**Dataset extract:**
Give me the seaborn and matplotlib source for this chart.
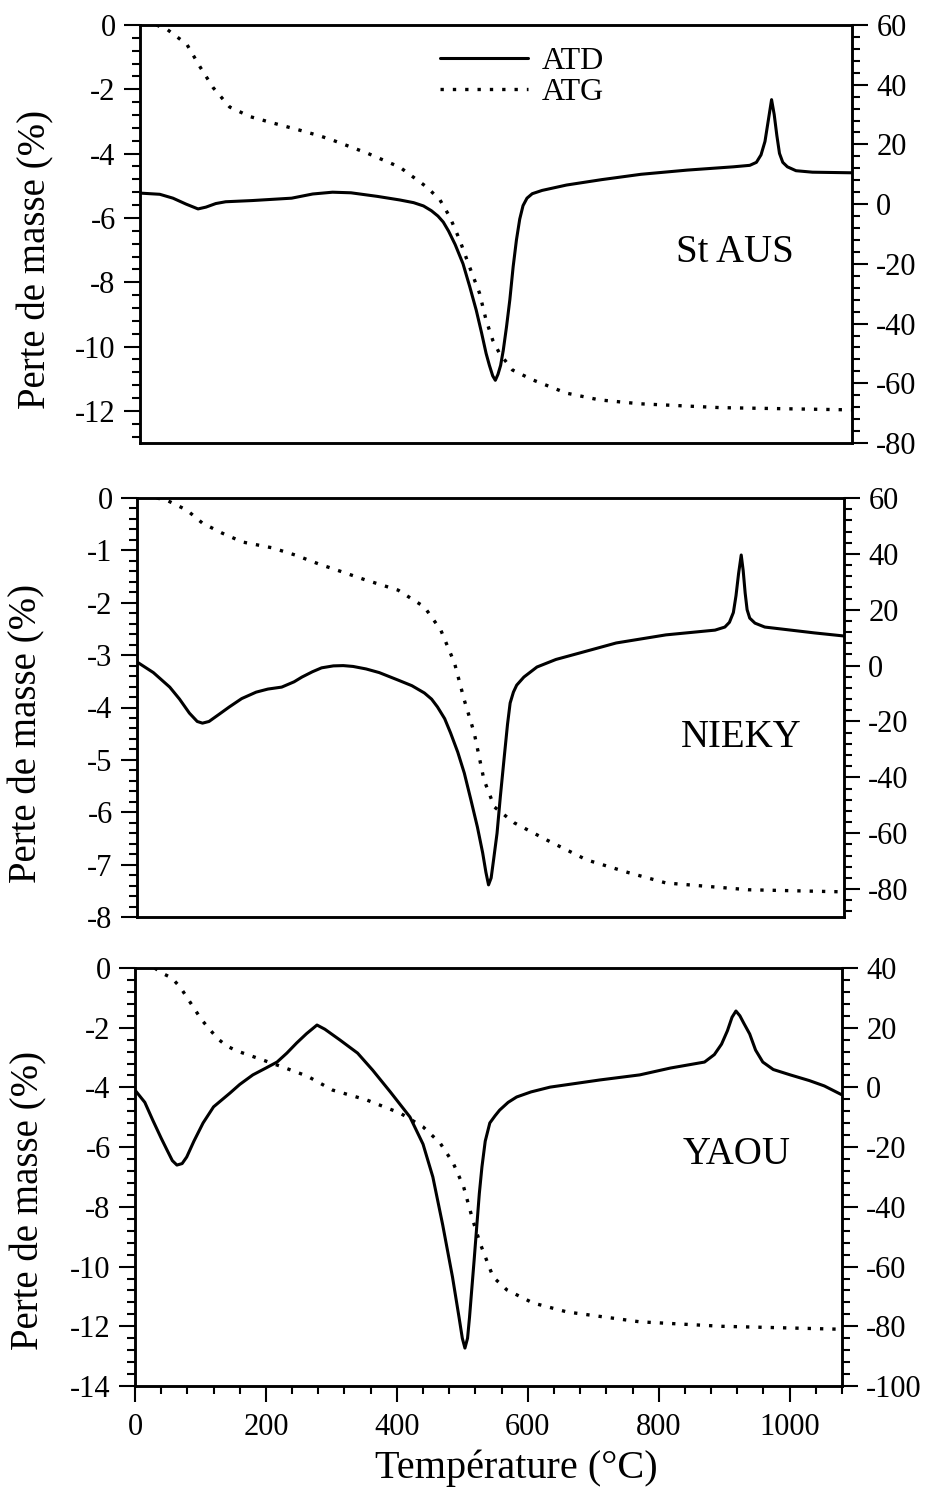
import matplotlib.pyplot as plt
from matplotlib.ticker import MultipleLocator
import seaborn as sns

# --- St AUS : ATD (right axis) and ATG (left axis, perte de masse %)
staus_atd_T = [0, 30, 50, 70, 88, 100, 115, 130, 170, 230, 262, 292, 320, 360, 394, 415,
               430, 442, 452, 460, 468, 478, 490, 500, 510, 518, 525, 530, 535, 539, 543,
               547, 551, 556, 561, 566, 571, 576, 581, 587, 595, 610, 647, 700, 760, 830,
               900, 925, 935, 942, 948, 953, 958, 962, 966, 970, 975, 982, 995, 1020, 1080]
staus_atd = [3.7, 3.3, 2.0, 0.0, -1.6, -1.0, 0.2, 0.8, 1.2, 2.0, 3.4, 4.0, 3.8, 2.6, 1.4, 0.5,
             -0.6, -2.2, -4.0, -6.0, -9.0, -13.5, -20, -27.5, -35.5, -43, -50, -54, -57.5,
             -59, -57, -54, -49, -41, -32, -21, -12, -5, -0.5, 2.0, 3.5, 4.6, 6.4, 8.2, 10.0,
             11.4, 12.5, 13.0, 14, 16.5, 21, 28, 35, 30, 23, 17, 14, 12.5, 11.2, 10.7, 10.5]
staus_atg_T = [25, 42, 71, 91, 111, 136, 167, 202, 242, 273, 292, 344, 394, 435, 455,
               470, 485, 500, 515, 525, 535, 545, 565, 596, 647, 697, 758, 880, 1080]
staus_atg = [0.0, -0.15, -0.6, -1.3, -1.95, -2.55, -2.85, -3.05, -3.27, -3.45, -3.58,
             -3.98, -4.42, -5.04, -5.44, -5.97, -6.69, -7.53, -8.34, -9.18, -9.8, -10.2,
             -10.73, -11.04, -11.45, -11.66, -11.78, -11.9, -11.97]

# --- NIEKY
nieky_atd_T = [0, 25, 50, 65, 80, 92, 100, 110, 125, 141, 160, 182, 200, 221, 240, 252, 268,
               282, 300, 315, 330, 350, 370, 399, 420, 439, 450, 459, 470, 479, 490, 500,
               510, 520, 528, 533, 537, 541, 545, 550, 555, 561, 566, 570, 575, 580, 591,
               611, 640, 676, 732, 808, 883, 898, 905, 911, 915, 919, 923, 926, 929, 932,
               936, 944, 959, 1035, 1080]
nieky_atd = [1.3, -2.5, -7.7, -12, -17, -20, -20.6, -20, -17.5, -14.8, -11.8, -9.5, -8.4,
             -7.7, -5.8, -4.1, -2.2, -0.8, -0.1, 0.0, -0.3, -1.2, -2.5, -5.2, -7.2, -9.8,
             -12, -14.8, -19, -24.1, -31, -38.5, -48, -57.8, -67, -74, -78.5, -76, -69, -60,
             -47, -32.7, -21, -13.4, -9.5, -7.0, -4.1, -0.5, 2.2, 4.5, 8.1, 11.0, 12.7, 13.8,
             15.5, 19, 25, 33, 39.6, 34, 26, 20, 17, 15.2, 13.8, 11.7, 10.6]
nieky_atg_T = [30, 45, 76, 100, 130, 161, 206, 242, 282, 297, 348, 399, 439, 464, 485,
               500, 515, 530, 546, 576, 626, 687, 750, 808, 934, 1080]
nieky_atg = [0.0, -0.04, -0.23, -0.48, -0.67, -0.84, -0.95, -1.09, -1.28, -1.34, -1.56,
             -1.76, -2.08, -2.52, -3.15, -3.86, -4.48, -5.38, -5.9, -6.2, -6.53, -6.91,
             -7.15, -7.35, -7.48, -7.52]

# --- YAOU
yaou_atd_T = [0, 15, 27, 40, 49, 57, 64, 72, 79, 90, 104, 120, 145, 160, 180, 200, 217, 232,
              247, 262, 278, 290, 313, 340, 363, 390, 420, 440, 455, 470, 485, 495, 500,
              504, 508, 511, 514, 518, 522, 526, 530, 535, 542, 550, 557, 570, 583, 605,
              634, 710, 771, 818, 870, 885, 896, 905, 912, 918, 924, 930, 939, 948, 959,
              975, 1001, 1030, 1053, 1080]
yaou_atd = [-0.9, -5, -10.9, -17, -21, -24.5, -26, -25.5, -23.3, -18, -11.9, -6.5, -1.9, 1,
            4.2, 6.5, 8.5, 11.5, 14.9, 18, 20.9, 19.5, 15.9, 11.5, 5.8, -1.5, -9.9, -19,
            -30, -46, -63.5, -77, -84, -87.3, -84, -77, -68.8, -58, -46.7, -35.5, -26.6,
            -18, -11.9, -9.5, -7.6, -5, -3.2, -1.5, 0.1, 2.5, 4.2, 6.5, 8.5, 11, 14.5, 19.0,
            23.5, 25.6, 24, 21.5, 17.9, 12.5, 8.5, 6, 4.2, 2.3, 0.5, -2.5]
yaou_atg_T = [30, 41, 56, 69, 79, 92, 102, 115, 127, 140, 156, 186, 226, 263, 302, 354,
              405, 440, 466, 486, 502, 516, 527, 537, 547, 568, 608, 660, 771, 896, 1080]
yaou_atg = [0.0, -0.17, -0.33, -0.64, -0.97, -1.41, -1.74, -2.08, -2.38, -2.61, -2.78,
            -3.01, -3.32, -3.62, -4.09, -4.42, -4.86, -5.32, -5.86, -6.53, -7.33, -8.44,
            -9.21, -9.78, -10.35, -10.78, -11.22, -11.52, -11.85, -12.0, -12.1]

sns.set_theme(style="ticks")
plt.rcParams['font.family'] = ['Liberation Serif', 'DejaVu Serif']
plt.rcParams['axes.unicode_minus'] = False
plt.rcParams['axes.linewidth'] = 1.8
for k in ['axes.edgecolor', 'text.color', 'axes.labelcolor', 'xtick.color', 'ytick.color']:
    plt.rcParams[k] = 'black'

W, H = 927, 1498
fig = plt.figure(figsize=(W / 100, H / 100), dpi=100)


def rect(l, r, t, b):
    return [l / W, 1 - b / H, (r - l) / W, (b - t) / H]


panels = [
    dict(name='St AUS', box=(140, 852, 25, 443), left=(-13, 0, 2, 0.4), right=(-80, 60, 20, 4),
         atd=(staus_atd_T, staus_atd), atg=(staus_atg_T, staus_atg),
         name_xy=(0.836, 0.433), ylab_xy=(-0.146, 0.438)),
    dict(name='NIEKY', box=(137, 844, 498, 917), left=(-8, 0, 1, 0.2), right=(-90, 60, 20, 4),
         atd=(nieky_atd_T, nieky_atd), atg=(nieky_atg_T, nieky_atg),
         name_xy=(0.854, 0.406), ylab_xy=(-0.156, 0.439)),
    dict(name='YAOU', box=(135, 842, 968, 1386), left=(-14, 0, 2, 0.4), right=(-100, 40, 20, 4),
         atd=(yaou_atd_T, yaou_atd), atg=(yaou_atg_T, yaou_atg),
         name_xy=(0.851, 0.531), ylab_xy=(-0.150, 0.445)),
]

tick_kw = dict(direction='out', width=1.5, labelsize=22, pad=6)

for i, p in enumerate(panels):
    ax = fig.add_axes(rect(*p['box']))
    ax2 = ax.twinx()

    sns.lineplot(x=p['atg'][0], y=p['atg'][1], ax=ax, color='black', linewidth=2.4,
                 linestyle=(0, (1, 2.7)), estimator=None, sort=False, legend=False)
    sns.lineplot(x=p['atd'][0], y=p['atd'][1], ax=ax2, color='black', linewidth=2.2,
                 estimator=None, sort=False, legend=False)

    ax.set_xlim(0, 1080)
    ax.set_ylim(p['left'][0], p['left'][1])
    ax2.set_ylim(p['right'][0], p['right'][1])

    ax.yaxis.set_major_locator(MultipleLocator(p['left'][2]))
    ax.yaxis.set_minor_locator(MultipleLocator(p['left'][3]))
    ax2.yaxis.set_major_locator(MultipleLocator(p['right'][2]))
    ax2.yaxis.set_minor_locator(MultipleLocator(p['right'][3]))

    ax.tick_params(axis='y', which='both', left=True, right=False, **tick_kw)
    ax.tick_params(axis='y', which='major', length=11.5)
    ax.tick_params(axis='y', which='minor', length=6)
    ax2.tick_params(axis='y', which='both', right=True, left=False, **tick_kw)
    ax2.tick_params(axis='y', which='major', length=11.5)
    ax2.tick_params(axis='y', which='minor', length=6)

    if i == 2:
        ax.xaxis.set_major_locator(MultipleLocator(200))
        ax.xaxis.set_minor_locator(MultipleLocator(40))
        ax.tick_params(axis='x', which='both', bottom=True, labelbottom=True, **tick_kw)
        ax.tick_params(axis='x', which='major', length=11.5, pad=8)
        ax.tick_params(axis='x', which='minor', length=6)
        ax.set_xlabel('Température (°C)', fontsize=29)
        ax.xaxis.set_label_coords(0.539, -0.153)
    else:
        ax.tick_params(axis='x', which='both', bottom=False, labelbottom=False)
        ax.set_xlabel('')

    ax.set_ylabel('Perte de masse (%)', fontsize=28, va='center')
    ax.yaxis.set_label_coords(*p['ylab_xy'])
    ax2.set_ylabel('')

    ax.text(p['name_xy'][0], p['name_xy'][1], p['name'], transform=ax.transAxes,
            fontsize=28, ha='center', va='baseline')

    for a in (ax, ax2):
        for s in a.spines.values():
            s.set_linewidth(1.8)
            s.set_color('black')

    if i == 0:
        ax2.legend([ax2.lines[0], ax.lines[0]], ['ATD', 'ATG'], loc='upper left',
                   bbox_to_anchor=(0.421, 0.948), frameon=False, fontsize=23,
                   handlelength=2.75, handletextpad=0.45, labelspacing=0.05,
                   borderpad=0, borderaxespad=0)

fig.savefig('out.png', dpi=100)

**Task objective:** Repeat the lines of the listing above verbatim, beginning at its first line and ending at the line containing "import seaborn as sns", which is included. Omit pictures.

**Task output:**
Give me the seaborn and matplotlib source for this chart.
import matplotlib.pyplot as plt
from matplotlib.ticker import MultipleLocator
import seaborn as sns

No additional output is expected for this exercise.